Namushasha River Lodge near Kongola has an expansive bar and dining area on a deck with three levels. It has shady trees and lovely views down onto the river. It was a perfect place to go cruising down the Kwando River in northeastern Namibia.
A waterbuck gazed at us intently. We switched off the engine and drifted nearer in silence, the buck not startling for a good five minutes. Other water-loving buck that occur here along the Kwando River are sitatunga and red lechwe, which we saw the following day on our way to Bwabwata National Park.
In this riverine world, we learnt a lot about the water lilies that surrounded us. There are two distinct species – the mauve/white ones only open during the day and have smooth round leaves, while the yellow ones open only at night and the leaves have a slightly serrated edge.
Rector picked a dinner-plate-sized serrated leaf and turned it into a conical hat with the help of a piece of stiff grass that he used like a hat pin. Then he plucked an unopened water lily bud on a long stalk. He washed the soil off and began to create a necklace from it, using some skill to fashion ‘links’ from the long stem.

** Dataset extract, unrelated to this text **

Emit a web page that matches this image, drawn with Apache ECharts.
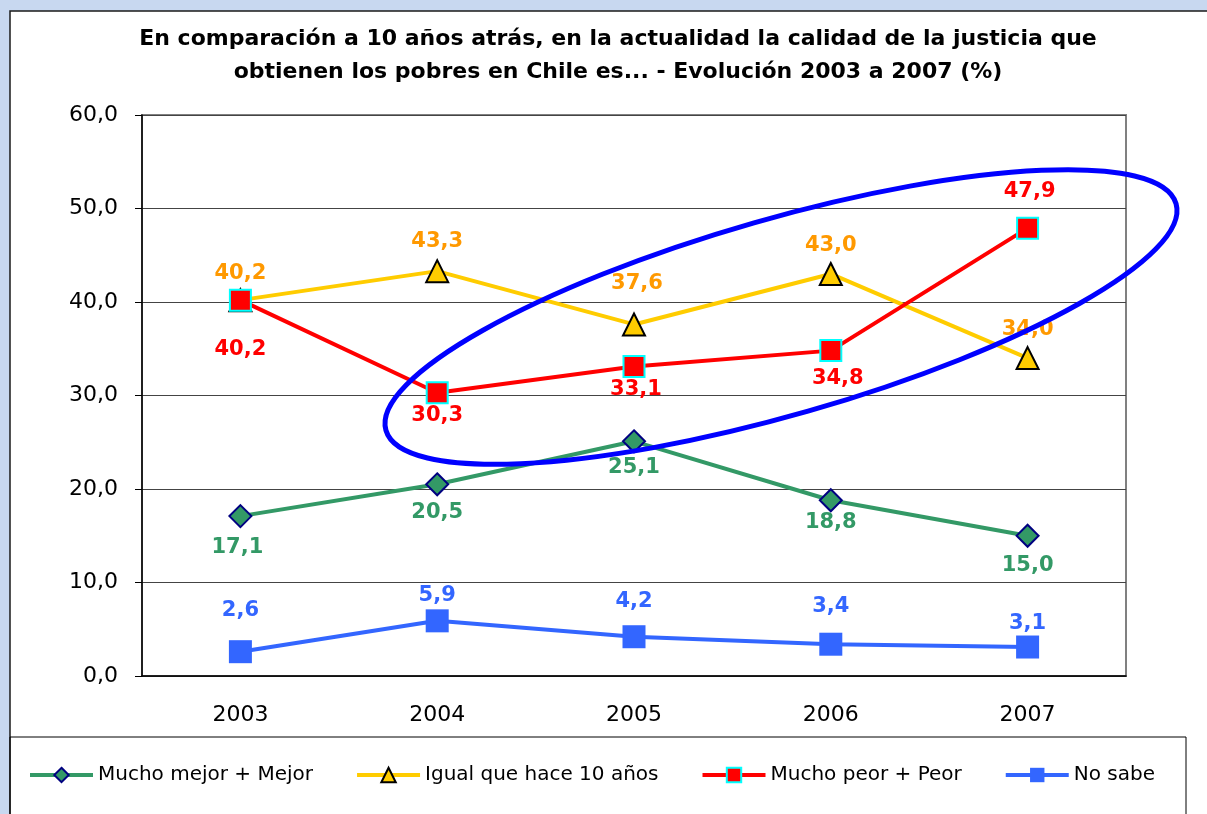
<!DOCTYPE html>
<html>
<head>
<meta charset="utf-8">
<title>Calidad de la justicia - Evolución 2003 a 2007</title>
<script src="https://cdn.jsdelivr.net/npm/echarts@6/dist/echarts.min.js"></script>
<style>
	html, body { margin: 0; padding: 0; }
	#main { width: 1207px; height: 814px; }
</style>
</head>
<body>
<div id="main"></div>
<script>
	// datos del grafico
	var anios = ['2003', '2004', '2005', '2006', '2007'];
	var muchoMejor = [17.1, 20.5, 25.1, 18.8, 15.0];
	var igual = [40.2, 43.3, 37.6, 43.0, 34.0];
	var muchoPeor = [40.2, 30.3, 33.1, 34.8, 47.9];
	var noSabe = [2.6, 5.9, 4.2, 3.4, 3.1];
	var nombres = ['Mucho mejor + Mejor', 'Igual que hace 10 años', 'Mucho peor + Peor', 'No sabe'];
	var ejeYMin = 0, ejeYMax = 60, ejeYPaso = 10;

	// corrimiento de cada etiqueta respecto a su punto (px)
	var offMejor = [[-3, 31], [0, 28], [0, 26], [0, 22], [0, 30]];
	var offIgual = [[0, -27], [0, -30], [3, -41], [0, -28], [0, -29]];
	var offPeor = [[0, 49], [0, 23], [2, 23], [7, 28], [2, -37]];
	var offNoSabe = [[0, -41], [0, -25], [0, -35], [0, -38], [0, -23]];

	var FUENTE = '"DejaVu Sans", Arial, sans-serif';

	var fmt = function(v){
		return Number(v).toFixed(1).replace('.', ',');
	}

	/**
	 * arma una serie de lineas con sus marcas y etiquetas
	 */
	var crearSerie = function(nombre, valores, offsets, o){
		var datos = [];
		for(var i = 0, j = valores.length; i < j; i++){
			datos.push({ value: valores[i], label: { offset: offsets[i] } });
		}
		return {
			name: nombre,
			type: 'line',
			data: datos,
			symbol: o.symbol,
			symbolSize: o.size,
			lineStyle: { color: o.linea, width: 4 },
			itemStyle: { color: o.relleno, borderColor: o.borde, borderWidth: o.bordeAncho },
			label: {
				show: true,
				position: 'inside',
				color: o.texto,
				fontSize: 21,
				fontWeight: 'bold',
				fontFamily: FUENTE,
				textBorderWidth: 0,
				textBorderColor: 'transparent',
				formatter: function(p){ return fmt(p.value); }
			},
			emphasis: { disabled: true }
		};
	}

	var series = [
		crearSerie(nombres[0], muchoMejor, offMejor, { symbol: 'diamond', size: 22, linea: '#339966', relleno: '#339966', borde: '#000080', bordeAncho: 2, texto: '#339966' }),
		crearSerie(nombres[1], igual, offIgual, { symbol: 'triangle', size: 22, linea: '#ffcc00', relleno: '#ffcc00', borde: '#000000', bordeAncho: 2, texto: '#ff9900' }),
		crearSerie(nombres[2], muchoPeor, offPeor, { symbol: 'rect', size: 21, linea: '#ff0000', relleno: '#ff0000', borde: '#00ffff', bordeAncho: 2, texto: '#ff0000' }),
		crearSerie(nombres[3], noSabe, offNoSabe, { symbol: 'rect', size: 23, linea: '#3366ff', relleno: '#3366ff', borde: '#3366ff', bordeAncho: 0, texto: '#3366ff' })
	];

	var option = {
		animation: false,
		backgroundColor: '#c8d8f0',
		textStyle: { fontFamily: FUENTE },
		graphic: [
			// marco blanco del grafico
			{ type: 'rect', z: -10, shape: { x: 10, y: 11, width: 1220, height: 830 },
			  style: { fill: '#ffffff', stroke: '#1a1a1a', lineWidth: 1.5 } },
			// caja de la leyenda
			{ type: 'rect', z: 1, shape: { x: 10, y: 737, width: 1176, height: 100 },
			  style: { fill: 'none', stroke: '#000000', lineWidth: 1 } },
			// titulo
			{ type: 'text', z: 5, x: 618, y: 23,
			  style: {
				text: 'En comparación a 10 años atrás, en la actualidad la calidad de la justicia que\nobtienen los pobres en Chile es... - Evolución 2003 a 2007 (%)',
				align: 'center', verticalAlign: 'top', lineHeight: 33,
				font: 'bold 22px ' + FUENTE, fill: '#000000'
			  } },
			// elipse azul que marca la tendencia
			{ type: 'ellipse', z: 100, x: 781, y: 317, rotation: 16 * Math.PI / 180,
			  shape: { cx: 0, cy: 0, rx: 411, ry: 98 },
			  style: { fill: 'none', stroke: '#0000ff', lineWidth: 5 } }
		],
		grid: {
			left: 142, top: 115, right: 81, bottom: 138,
			show: true, backgroundColor: '#ffffff', borderColor: '#808080', borderWidth: 2
		},
		legend: {
			data: nombres,
			left: 23, top: 760,
			itemWidth: 63, itemHeight: 18, itemGap: 42,
			lineStyle: { width: 4 },
			textStyle: { fontSize: 20, color: '#000000', fontFamily: FUENTE }
		},
		xAxis: {
			type: 'category',
			data: anios,
			axisLine: { lineStyle: { color: '#000000', width: 1.5 } },
			axisTick: { length: 8, lineStyle: { color: '#000000' } },
			axisLabel: { fontSize: 22, color: '#000000', margin: 28, fontFamily: FUENTE }
		},
		yAxis: {
			type: 'value',
			min: ejeYMin, max: ejeYMax, interval: ejeYPaso,
			axisLine: { show: true, lineStyle: { color: '#000000', width: 1.5 } },
			axisTick: { show: true, length: 7, lineStyle: { color: '#000000' } },
			splitLine: { lineStyle: { color: '#444444', width: 1 } },
			axisLabel: { fontSize: 22, color: '#000000', margin: 24, fontFamily: FUENTE,
				formatter: function(v){ return fmt(v); } }
		},
		series: series
	};

	var myChart = echarts.init(document.getElementById('main'));
	myChart.setOption(option);
</script>
</body>
</html>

This kind of hands-on approach was a hallmark of Rector’s guiding style. For instance, he told us that the silver clusterleaf (terminalia) always grows in thick sand and its leaves can be chewed to stop diarrhoea. But instead of just saying that the bark can be stripped from young branches and twisted together to make rope, he rolled up his sleeves and made a piece of rope to show how it was done.
The bush holds a wealth of plants with such practical uses – if only you know about them. Leadwood can be used for a hair shampoo and conditioner for your hair. ‘If you burn it and make a paste of the ash mixed with water it makes a nice white paint for your house,’ he said.
A hippo honked far away and an African jacana led her two fluffy chicks along the edge of the river. As the reeds slid by and the sun started to sink into a band of clouds along the horizon, I thought how sad it was. All this age-old knowledge might be gone in another generation or two because youngsters nowadays are more interested in cell phones and smart running shoes than in their culture or the wisdom of their elders.
Note: I was a guest of Namushasha River Lodge for two nights, but the opinions expressed are mine.